STATED TASK: All of the data must be printed exactly; please include every line.

SUPPLIED MATERIAL:

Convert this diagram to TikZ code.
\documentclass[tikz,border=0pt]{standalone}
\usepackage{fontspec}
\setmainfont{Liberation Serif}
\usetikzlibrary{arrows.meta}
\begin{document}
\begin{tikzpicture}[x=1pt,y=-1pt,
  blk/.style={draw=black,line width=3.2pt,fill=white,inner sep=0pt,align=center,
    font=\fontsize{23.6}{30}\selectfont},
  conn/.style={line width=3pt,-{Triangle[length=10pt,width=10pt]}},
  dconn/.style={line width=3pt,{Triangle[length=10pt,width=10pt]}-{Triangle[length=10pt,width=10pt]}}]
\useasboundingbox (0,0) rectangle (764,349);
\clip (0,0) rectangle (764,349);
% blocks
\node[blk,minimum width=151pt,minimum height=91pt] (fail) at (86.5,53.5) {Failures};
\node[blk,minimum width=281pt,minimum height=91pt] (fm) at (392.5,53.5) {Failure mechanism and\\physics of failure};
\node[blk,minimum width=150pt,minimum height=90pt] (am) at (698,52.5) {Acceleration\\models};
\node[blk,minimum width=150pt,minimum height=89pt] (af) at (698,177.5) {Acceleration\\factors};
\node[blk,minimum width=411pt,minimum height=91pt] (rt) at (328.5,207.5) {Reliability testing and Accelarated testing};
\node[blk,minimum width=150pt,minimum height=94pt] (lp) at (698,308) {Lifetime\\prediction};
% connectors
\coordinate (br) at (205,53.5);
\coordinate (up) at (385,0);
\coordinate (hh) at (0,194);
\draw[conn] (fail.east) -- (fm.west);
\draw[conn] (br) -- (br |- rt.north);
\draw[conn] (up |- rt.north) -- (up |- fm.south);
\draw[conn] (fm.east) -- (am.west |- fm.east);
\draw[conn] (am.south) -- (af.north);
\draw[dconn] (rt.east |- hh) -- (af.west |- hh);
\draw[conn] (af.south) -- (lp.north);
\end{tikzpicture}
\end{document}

TASK SOLUTION:
Convert this diagram to TikZ code.
\documentclass[tikz,border=0pt]{standalone}
\usepackage{fontspec}
\setmainfont{Liberation Serif}
\usetikzlibrary{arrows.meta}
\begin{document}
\begin{tikzpicture}[x=1pt,y=-1pt,
  blk/.style={draw=black,line width=3.2pt,fill=white,inner sep=0pt,align=center,
    font=\fontsize{23.6}{30}\selectfont},
  conn/.style={line width=3pt,-{Triangle[length=10pt,width=10pt]}},
  dconn/.style={line width=3pt,{Triangle[length=10pt,width=10pt]}-{Triangle[length=10pt,width=10pt]}}]
\useasboundingbox (0,0) rectangle (764,349);
\clip (0,0) rectangle (764,349);
% blocks
\node[blk,minimum width=151pt,minimum height=91pt] (fail) at (86.5,53.5) {Failures};
\node[blk,minimum width=281pt,minimum height=91pt] (fm) at (392.5,53.5) {Failure mechanism and\\physics of failure};
\node[blk,minimum width=150pt,minimum height=90pt] (am) at (698,52.5) {Acceleration\\models};
\node[blk,minimum width=150pt,minimum height=89pt] (af) at (698,177.5) {Acceleration\\factors};
\node[blk,minimum width=411pt,minimum height=91pt] (rt) at (328.5,207.5) {Reliability testing and Accelarated testing};
\node[blk,minimum width=150pt,minimum height=94pt] (lp) at (698,308) {Lifetime\\prediction};
% connectors
\coordinate (br) at (205,53.5);
\coordinate (up) at (385,0);
\coordinate (hh) at (0,194);
\draw[conn] (fail.east) -- (fm.west);
\draw[conn] (br) -- (br |- rt.north);
\draw[conn] (up |- rt.north) -- (up |- fm.south);
\draw[conn] (fm.east) -- (am.west |- fm.east);
\draw[conn] (am.south) -- (af.north);
\draw[dconn] (rt.east |- hh) -- (af.west |- hh);
\draw[conn] (af.south) -- (lp.north);
\end{tikzpicture}
\end{document}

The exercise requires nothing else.